Finished and clocked-out, I was exhausted. Once at home, though, I was pretty pleased with myself. “Two dollars and 30 cents an hour multiplied by 6 hours,” I thought. Not bad. I’d be able to afford The Eagles album I’d had my eye on in virtually no time!
The next day, I left our house after school and started the slow walk to Lemmons Market for the evening’s work. Coming down the alley next to the store, I circled around the box-room and started my way into the back towards the time-clock when I nearly ran into Rick Miller. He had one foot on top of an empty milk-crate. And, again, an ever-present Winston Light in one hand, and with the other meticulously and strategically stroking that red clump of hair above his lip. Waiting. Waiting for me.
“Matt! Come here!”
My heart started to pound. But he didn’t yell at me. With a firm command, he made me follow him through the parking lot, all the way to the front of the store. And then he started.
“You missed here. You missed here. You missed right here. You missed over there by the ice cream cooler.
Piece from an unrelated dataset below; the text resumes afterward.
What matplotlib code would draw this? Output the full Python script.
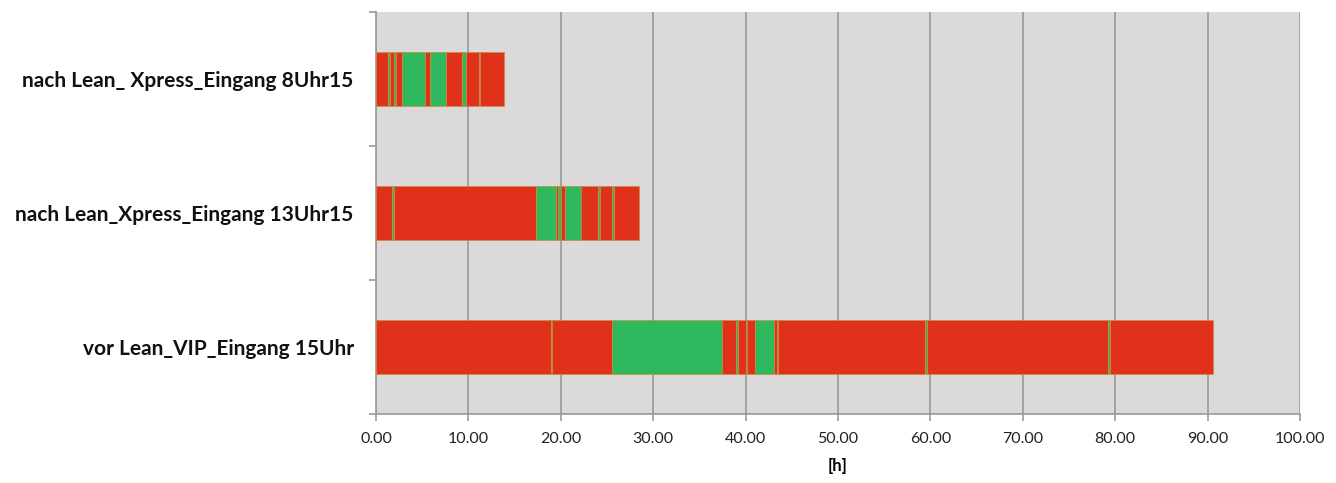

And you missed that pile of cigarette butts by the back door.”
Then we proceeded inside, and the lesson continued. Again, he didn’t scream. He simply pointed out my errors, and he did so with authority and tact. If someone happened to walk by, he stopped until they passed, and then he continued.
Finally, after what seemed like a small eternity, he asked me to follow him outside. Once we were away from customers, over near the box-room, he lit a Winston Light and he turned towards me.
“Whatever you do, whether it’s here at Lemmons, or wherever it is, always respect the work. Make it the most important thing that you’re doing, and then you can never do wrong. Take that approach with everything. OK?”
I nodded, trying to understand his words.
“Make that a part of your sweeping tonight.”
Decades later, I still think of that conversation. Lemmons Market is no more, but the alley-way that I walked down all those years ago still is. I’ve re-traced my steps there one or two times since then. The part-time job that my father secured for me, one that I had all through high school and several years of college, helped to form and shape me. In addition to being introduced to cars and other ‘unmentionable substances’, I learned about music, bands, and stereo-systems. I learned about life.
But what I’m most grateful for is the life-lesson that Rick Miller taught me. It’s one that I’ve tried to keep in my back pocket with every position I’ve ever held since then: “If you’re gonna do it, do it right.”